Through that lens, the proposed divestiture is portfolio surgery. Selling non‑core assets delivers several benefits at once: balance‑sheet breathing room, reduced management distraction, and the ability to double down on scale-brands with stronger global equity.
The end of the 2010s “Instagram beauty” era
Glamglow, another 2010s acquisition, looks like collateral damage in this reset. The brand has stripped its website back to a text page, removed e‑commerce and is directing shoppers to Amazon only. At the same time, Estée Lauder declines to clarify whether the label is being wound down or repositioned. Its footprint has already been slashed to the US with a much smaller SKU count, reinforcing the sense that Lauder is quietly exiting or radically downsizing certain “California‑cool” mask and treatment plays that flourished in the Instagram era but no longer justify full‑scale global support.
Taken together, the moves around Smashbox, Too Faced, Dr Jart+ and Glamglow read less like isolated decisions and more like the symbolic close of a cycle: the end of the first generation of social‑media‑era acquisitions as growth engines.
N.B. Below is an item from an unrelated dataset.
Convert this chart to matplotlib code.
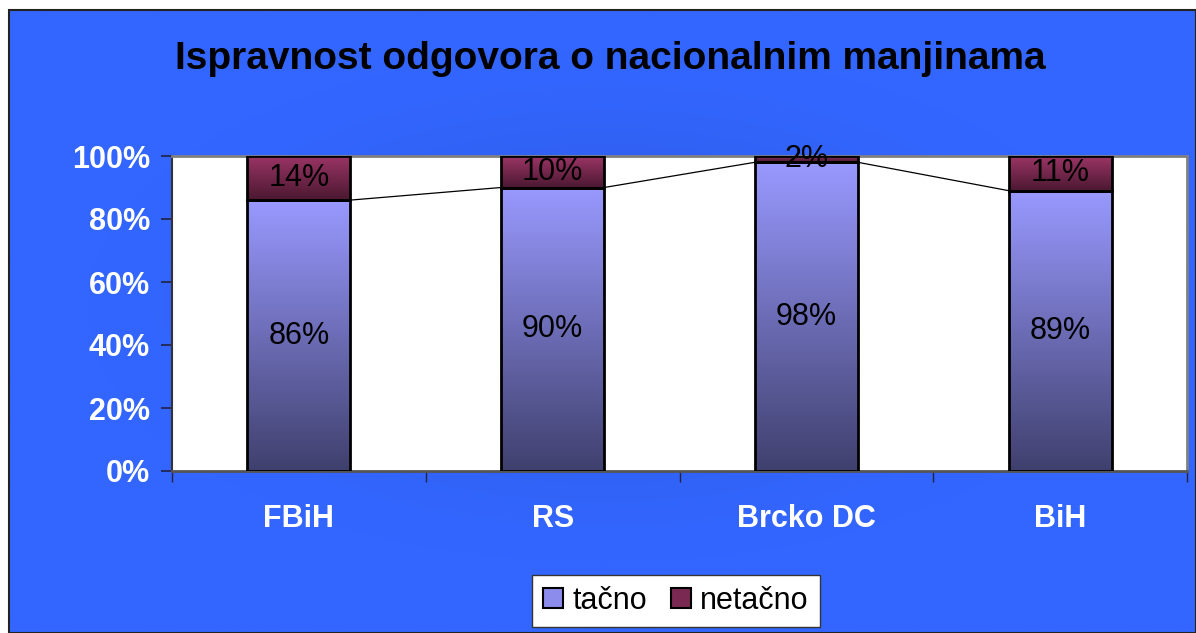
import matplotlib.pyplot as plt
import numpy as np
from matplotlib.colors import LinearSegmentedColormap
from matplotlib.patches import Rectangle

plt.rcParams['font.family'] = ['Liberation Sans', 'DejaVu Sans']

categories = ["FBiH", "RS", "Brcko DC", "BiH"]
tacno = [86, 90, 98, 89]
netacno = [14, 10, 2, 11]
series_names = ["tačno", "netačno"]
yticks = [0, 20, 40, 60, 80, 100]

tacno_cmap = LinearSegmentedColormap.from_list("tacno", ["#40406e", "#9999ff"])
netacno_cmap = LinearSegmentedColormap.from_list("netacno", ["#4a1830", "#9c3566"])

W, H = 1196, 633
fig = plt.figure(figsize=(W / 100, H / 100), dpi=100, facecolor="white")

# background: blue panel with a soft darker centre
bg = fig.add_axes([0, 0, 1, 1], zorder=-10)
bg.set_xlim(0, W)
bg.set_ylim(H, 0)
bg.axis("off")
yy, xx = np.mgrid[0:H:2, 0:W:2]
r = np.sqrt(((xx - 600) / 520.0) ** 2 + ((yy - 300) / 260.0) ** 2)
shade = np.clip(1 - r, 0, 1) ** 1.5
base = np.array([51, 102, 255]) / 255
dark = np.array([40, 84, 210]) / 255
img = base[None, None, :] * (1 - shade[..., None]) + dark[None, None, :] * shade[..., None]
bg.imshow(img, extent=[9, W, H, 10], aspect="auto", interpolation="bilinear")
bg.add_patch(Rectangle((9, 10), W - 9, H - 10, fill=False, edgecolor="#222222", lw=1.5))

ax = fig.add_axes([172 / W, 1 - 471 / H, 1015 / W, 315 / H])
ax.set_facecolor("white")
x = np.arange(len(categories))
width = 0.406


def gradient_bars(bars, cmap):
    grad = np.linspace(0, 1, 256).reshape(-1, 1)
    for b in bars:
        x0, y0 = b.get_x(), b.get_y()
        im = ax.imshow(grad, cmap=cmap, origin="lower", aspect="auto",
                       extent=[x0, x0 + b.get_width(), y0, y0 + b.get_height()],
                       zorder=2, interpolation="bilinear")
        im.set_clip_path(b)
        b.set_facecolor("none")


tac = np.array(tacno) / 100
net = np.array(netacno) / 100
b1 = ax.bar(x, tac, width, edgecolor="black", lw=2, zorder=3)
b2 = ax.bar(x, net, width, bottom=tac, edgecolor="black", lw=2, zorder=3)
gradient_bars(b1, tacno_cmap)
gradient_bars(b2, netacno_cmap)

# series lines between stacked bars
for i in range(len(categories) - 1):
    ax.plot([x[i] + width / 2, x[i + 1] - width / 2], [tac[i], tac[i + 1]],
            color="black", lw=0.9, zorder=2.5)

for i in range(len(categories)):
    ax.text(x[i], tac[i] / 2, f"{tacno[i]}%", ha="center", va="center",
            fontsize=22, color="black", zorder=5)
    ax.text(x[i], tac[i] + net[i] / 2, f"{netacno[i]}%", ha="center", va="center",
            fontsize=22, color="black", zorder=5, clip_on=False)

ax.set_xlim(-0.5, len(categories) - 0.5)
ax.set_ylim(0, 1)
ax.set_yticks(np.array(yticks) / 100)
ax.set_yticklabels([f"{t}%" for t in yticks], fontsize=22, fontweight="bold", color="white")
ax.set_xticks(x)
ax.set_xticklabels(categories, fontsize=22, fontweight="bold", color="white")
ax.tick_params(axis="x", length=0, pad=24)
ax.tick_params(axis="y", length=8, width=1.2, color="#222244", direction="out", pad=8)
ax.set_xticks(np.arange(-0.5, len(categories)), minor=True)
ax.tick_params(axis="x", which="minor", length=8, width=1, color="#222244", direction="out")
for side in ["top", "right"]:
    ax.spines[side].set_color("#808080")
    ax.spines[side].set_linewidth(2)
ax.spines["left"].set_color("#333333")
ax.spines["left"].set_linewidth(1.5)
ax.spines["bottom"].set_color("#555555")
ax.spines["bottom"].set_linewidth(2)

fig.text(610 / W, 1 - 59 / H, "Ispravnost odgovora o nacionalnim manjinama",
         ha="center", va="center", fontsize=28, fontweight="bold", color="black")

handles = [Rectangle((0, 0), 1, 1, facecolor="#8c8cec", edgecolor="black", lw=1.5),
           Rectangle((0, 0), 1, 1, facecolor="#7a2a52", edgecolor="black", lw=1.5)]
leg = fig.legend(handles, series_names, loc="center", bbox_to_anchor=(676 / W, 1 - 601 / H),
                 ncol=2, fontsize=22, frameon=True, fancybox=False, edgecolor="#333333",
                 facecolor="white", framealpha=1,
                 handlelength=0.65, handleheight=0.65, handletextpad=0.3, columnspacing=0.8,
                 borderpad=0.35)
leg.get_frame().set_linewidth(1)

fig.savefig("out.png", dpi=100, facecolor=fig.get_facecolor())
Beauty Reimagined: leaner, faster, more focused
Under new CEO Stéphane de La Faverie, Beauty Reimagined is explicitly about making Estée Lauder “leaner, faster and more agile,” stripping out complexity and “unburdening” smaller brands while driving scale for the largest ones. That involves workforce reductions, a flatter structure, and heavier investments in consumer‑facing activities – innovation, media and digital – for the brands best positioned to win globally.
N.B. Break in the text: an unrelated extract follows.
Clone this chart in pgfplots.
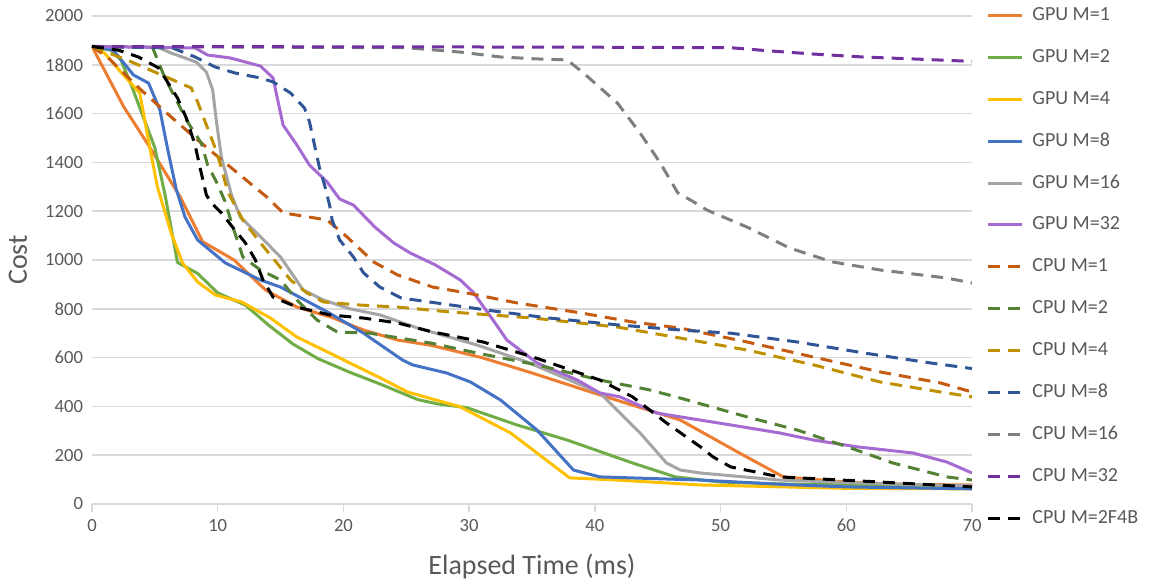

Offloading three troubled labels in one sweep fits that thesis. It reduces internal complexity, sends a clear message to investors that Lauder is serious about pruning, and frees up capital for future acquisitions in categories and regions with better tailwinds. It also aligns with a more cautious, profitability‑minded read of the “lipstick effect” economy, where mid‑tier discretionary brands are feeling the squeeze between luxury and value.
What it means for the wider beauty market
For the industry, Lauder’s moves are likely to catalyse further consolidation and portfolio clean‑ups among other conglomerates, many of which face similar pressures around underperforming “acquired indies” from the last cycle.
The larger takeaway is clear. In 2026, sheer brand count is no longer a measure of strength. For Estée Lauder – and its peers – the next phase of growth will depend on fewer, sharper bets, tighter storytelling, and portfolios engineered as much for resilience as for reach.